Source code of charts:

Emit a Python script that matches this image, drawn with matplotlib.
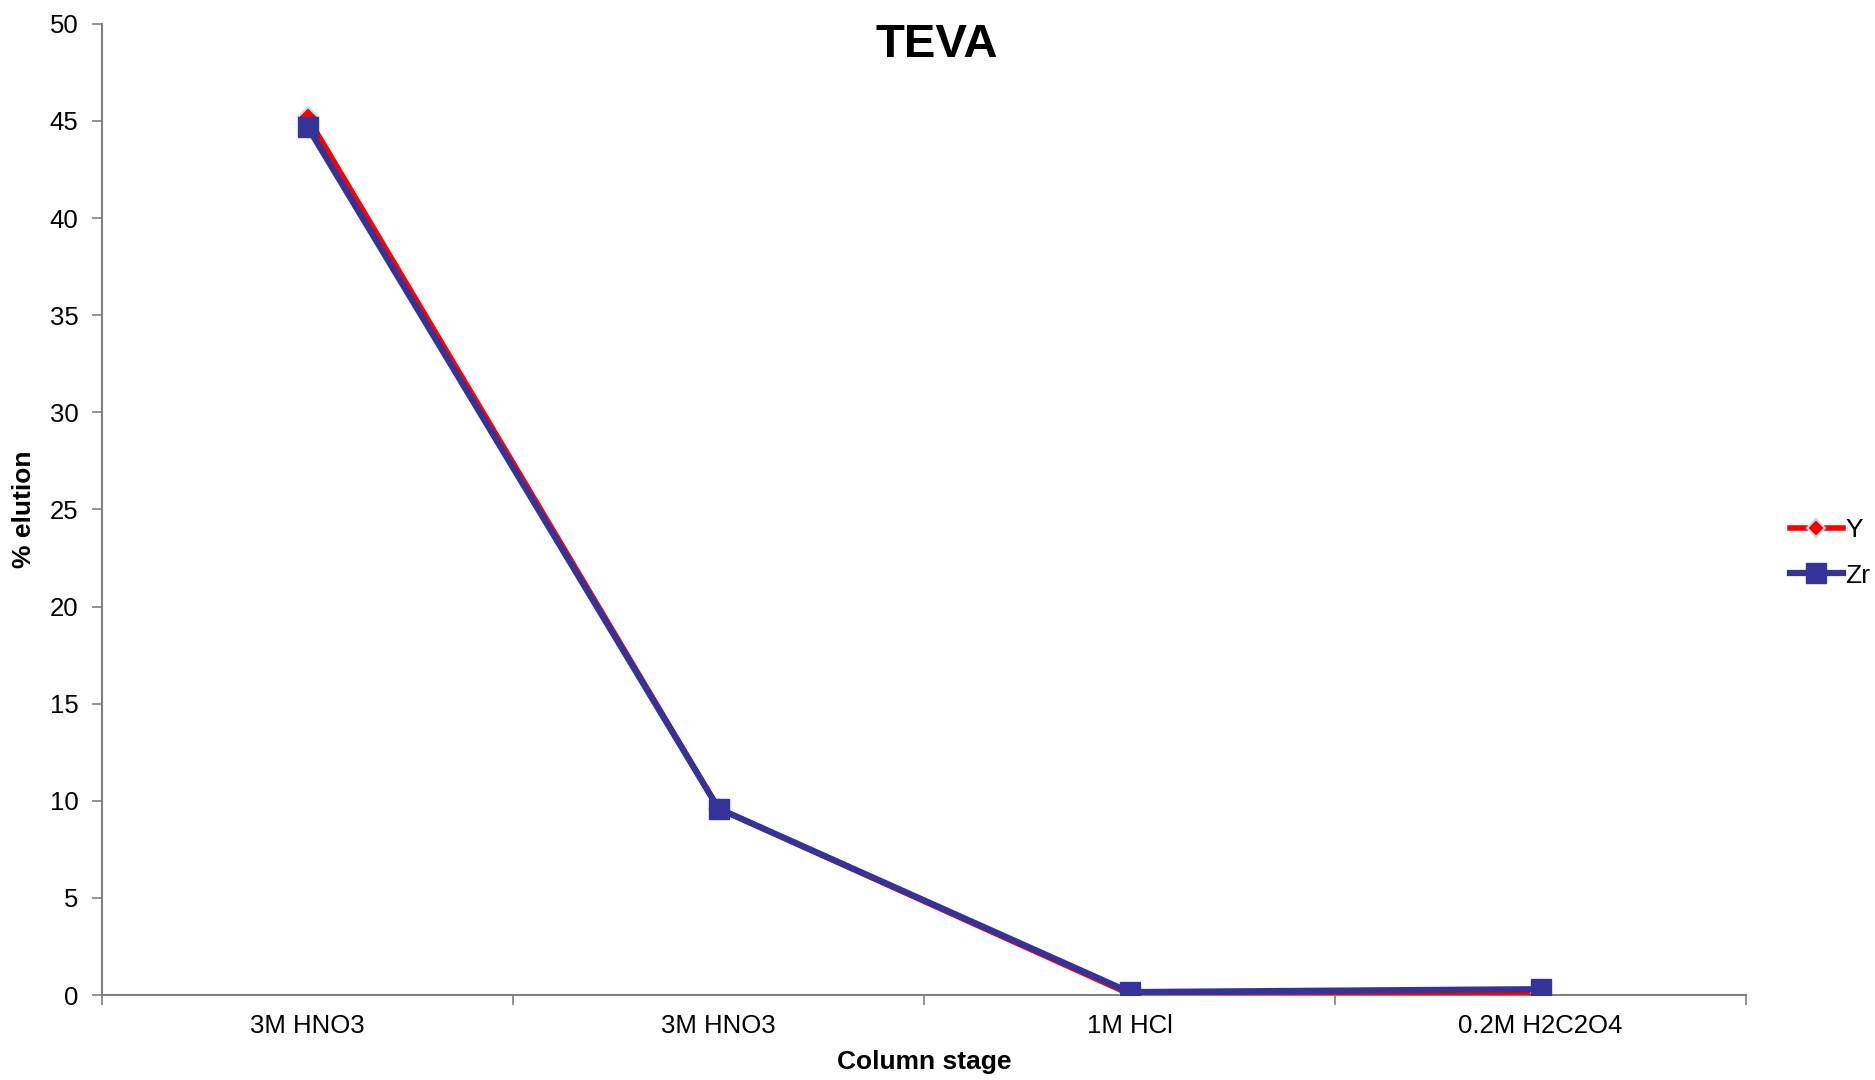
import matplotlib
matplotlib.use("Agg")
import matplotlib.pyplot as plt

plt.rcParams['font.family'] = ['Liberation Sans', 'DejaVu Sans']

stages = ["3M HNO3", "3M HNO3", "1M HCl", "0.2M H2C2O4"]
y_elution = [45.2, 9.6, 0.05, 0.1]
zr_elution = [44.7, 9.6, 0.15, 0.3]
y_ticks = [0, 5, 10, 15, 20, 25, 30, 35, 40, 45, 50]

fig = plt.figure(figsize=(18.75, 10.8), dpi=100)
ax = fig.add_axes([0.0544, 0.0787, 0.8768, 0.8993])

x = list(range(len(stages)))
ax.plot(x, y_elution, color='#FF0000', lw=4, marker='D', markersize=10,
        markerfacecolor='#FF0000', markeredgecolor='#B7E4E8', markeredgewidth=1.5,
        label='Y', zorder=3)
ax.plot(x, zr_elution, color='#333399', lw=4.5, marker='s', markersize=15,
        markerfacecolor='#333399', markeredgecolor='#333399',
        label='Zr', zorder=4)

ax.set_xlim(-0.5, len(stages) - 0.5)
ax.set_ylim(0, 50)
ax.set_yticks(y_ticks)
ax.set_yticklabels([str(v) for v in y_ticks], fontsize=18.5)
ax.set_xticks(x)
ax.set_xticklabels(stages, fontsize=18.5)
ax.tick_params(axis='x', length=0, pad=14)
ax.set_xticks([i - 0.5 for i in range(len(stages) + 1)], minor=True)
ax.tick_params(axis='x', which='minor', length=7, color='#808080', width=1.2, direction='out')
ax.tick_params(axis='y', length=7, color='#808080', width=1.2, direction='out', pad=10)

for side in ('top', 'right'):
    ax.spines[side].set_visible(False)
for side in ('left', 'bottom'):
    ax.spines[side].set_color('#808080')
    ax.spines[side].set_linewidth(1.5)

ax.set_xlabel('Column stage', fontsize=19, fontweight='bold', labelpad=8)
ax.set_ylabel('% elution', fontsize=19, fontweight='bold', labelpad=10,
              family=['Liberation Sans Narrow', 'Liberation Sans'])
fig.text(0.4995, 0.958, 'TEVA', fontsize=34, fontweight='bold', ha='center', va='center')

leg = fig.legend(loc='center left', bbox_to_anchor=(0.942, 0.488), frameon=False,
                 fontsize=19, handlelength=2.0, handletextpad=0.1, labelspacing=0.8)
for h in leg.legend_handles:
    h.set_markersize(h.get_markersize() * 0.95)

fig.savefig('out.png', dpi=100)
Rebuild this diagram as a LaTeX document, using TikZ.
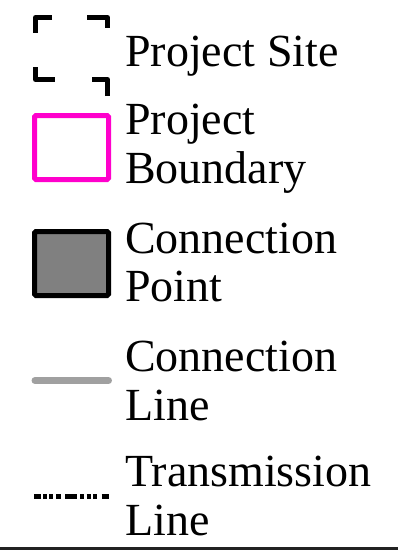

### INSTRUCTIONS TO FOLLOW
Write out the entries above word for word. Do not include the pictures.

### EXERCISE RESULT
Emit a Python script that matches this image, drawn with matplotlib.
import matplotlib
matplotlib.use("Agg")
import matplotlib.pyplot as plt

plt.rcParams['font.family'] = ['Liberation Sans', 'DejaVu Sans']

stages = ["3M HNO3", "3M HNO3", "1M HCl", "0.2M H2C2O4"]
y_elution = [45.2, 9.6, 0.05, 0.1]
zr_elution = [44.7, 9.6, 0.15, 0.3]
y_ticks = [0, 5, 10, 15, 20, 25, 30, 35, 40, 45, 50]

fig = plt.figure(figsize=(18.75, 10.8), dpi=100)
ax = fig.add_axes([0.0544, 0.0787, 0.8768, 0.8993])

x = list(range(len(stages)))
ax.plot(x, y_elution, color='#FF0000', lw=4, marker='D', markersize=10,
        markerfacecolor='#FF0000', markeredgecolor='#B7E4E8', markeredgewidth=1.5,
        label='Y', zorder=3)
ax.plot(x, zr_elution, color='#333399', lw=4.5, marker='s', markersize=15,
        markerfacecolor='#333399', markeredgecolor='#333399',
        label='Zr', zorder=4)

ax.set_xlim(-0.5, len(stages) - 0.5)
ax.set_ylim(0, 50)
ax.set_yticks(y_ticks)
ax.set_yticklabels([str(v) for v in y_ticks], fontsize=18.5)
ax.set_xticks(x)
ax.set_xticklabels(stages, fontsize=18.5)
ax.tick_params(axis='x', length=0, pad=14)
ax.set_xticks([i - 0.5 for i in range(len(stages) + 1)], minor=True)
ax.tick_params(axis='x', which='minor', length=7, color='#808080', width=1.2, direction='out')
ax.tick_params(axis='y', length=7, color='#808080', width=1.2, direction='out', pad=10)

for side in ('top', 'right'):
    ax.spines[side].set_visible(False)
for side in ('left', 'bottom'):
    ax.spines[side].set_color('#808080')
    ax.spines[side].set_linewidth(1.5)

ax.set_xlabel('Column stage', fontsize=19, fontweight='bold', labelpad=8)
ax.set_ylabel('% elution', fontsize=19, fontweight='bold', labelpad=10,
              family=['Liberation Sans Narrow', 'Liberation Sans'])
fig.text(0.4995, 0.958, 'TEVA', fontsize=34, fontweight='bold', ha='center', va='center')

leg = fig.legend(loc='center left', bbox_to_anchor=(0.942, 0.488), frameon=False,
                 fontsize=19, handlelength=2.0, handletextpad=0.1, labelspacing=0.8)
for h in leg.legend_handles:
    h.set_markersize(h.get_markersize() * 0.95)

fig.savefig('out.png', dpi=100)
Rebuild this diagram as a LaTeX document, using TikZ.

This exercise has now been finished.